As other commentators have already pointed out, a saving grace of the incident may be that it has laid bare an open secret. When it comes to sexism, science hierarchies have unfortunate form. A smattering of female Nobel laureates, this year’s Field medal in mathematics, and the exposure of cases where awards were given to men when it was women in the lab who deserved the credit, do plenty to disabuse any notion that what Hunt might refer to as ‘the fairer sex’ are not up to scientific excellence. But the persistent scarcity of women in science – especially in the highest echelons – tells its own story. Only 17% of professors in STEM in the UK are female. The response is often that this simply reflects the fact that women are less likely to study sciences and to proceed into the profession. This is true, but not to the extent that the low figures suggest.
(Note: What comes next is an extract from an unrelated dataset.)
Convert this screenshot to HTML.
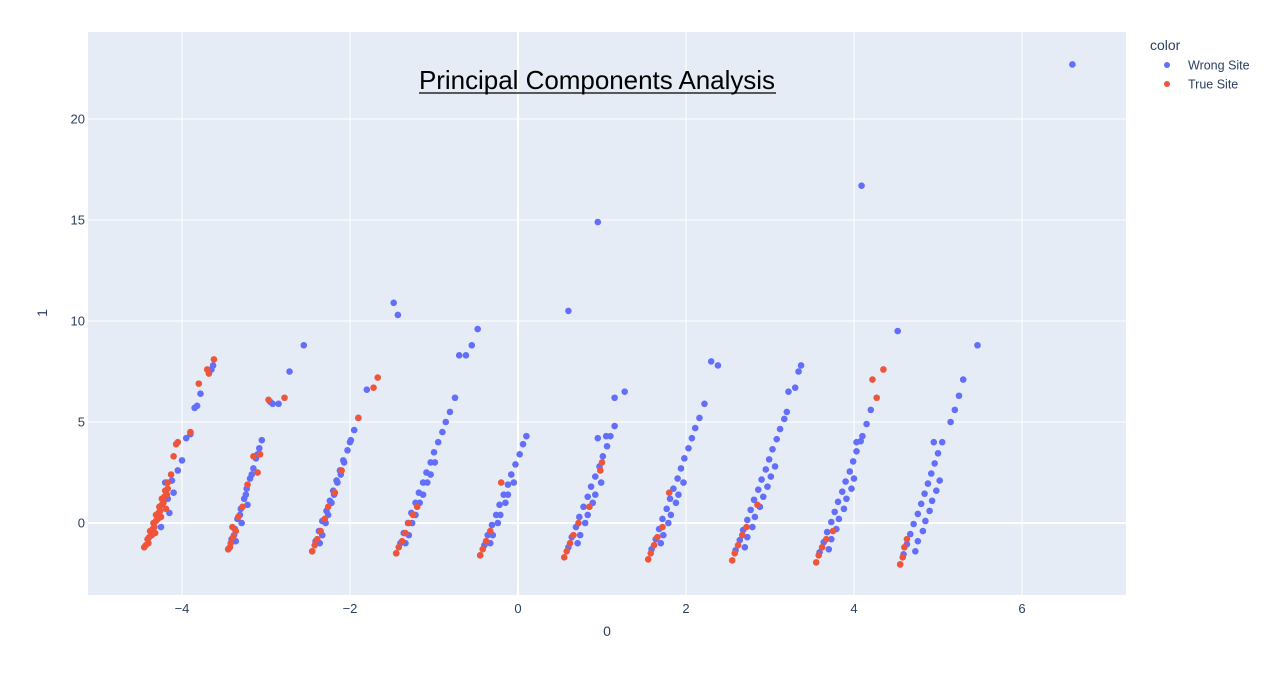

The Royal Society, of which Hunt is a Fellow, has moved to distance itself from Hunt’s comments, saying that ‘science needs women’, but falling short in some eyes of repudiation of his remarks. The Society has had its own issues, having seen a fall in the number of Fellowships awarded to women under some recent schemes. Indeed, a recent investigation was launched to understand why only 2 of 43 early career University Research Fellowships were awarded to women in the last round – in previous years up to a third of awards went to women. The investigation was not able to pinpoint particular systemic reasons for the low number of awards to women, but a suite of initiatives to promote fellowships more actively to women scientists, and to train selection panels in issues relating to bias has been put in place. As I have blogged previously, unconscious bias has been identified – through systematic research no less – as an issue in recruitment and retention of scientists.
Perhaps Tim Hunt’s outburst might concentrate the collective mind on attitudes which may still affect women in science. After all, even Stephen Hawking declared women a ‘mystery’. It is incumbent on scientists now to ensure that the ‘problem’ of women in science is seen as a problem in the parts of the professional hierarchy, and not of women. Hunt’s idea that a ‘solution’ to the ‘distractions’ of women is to segregate them into labs of their own, is perhaps the most damaging of all. Women are not ‘the other’ – we are people working on equal terms to solve the problems of the world. And if that is not already actually the case, it is old men of science who have the problem.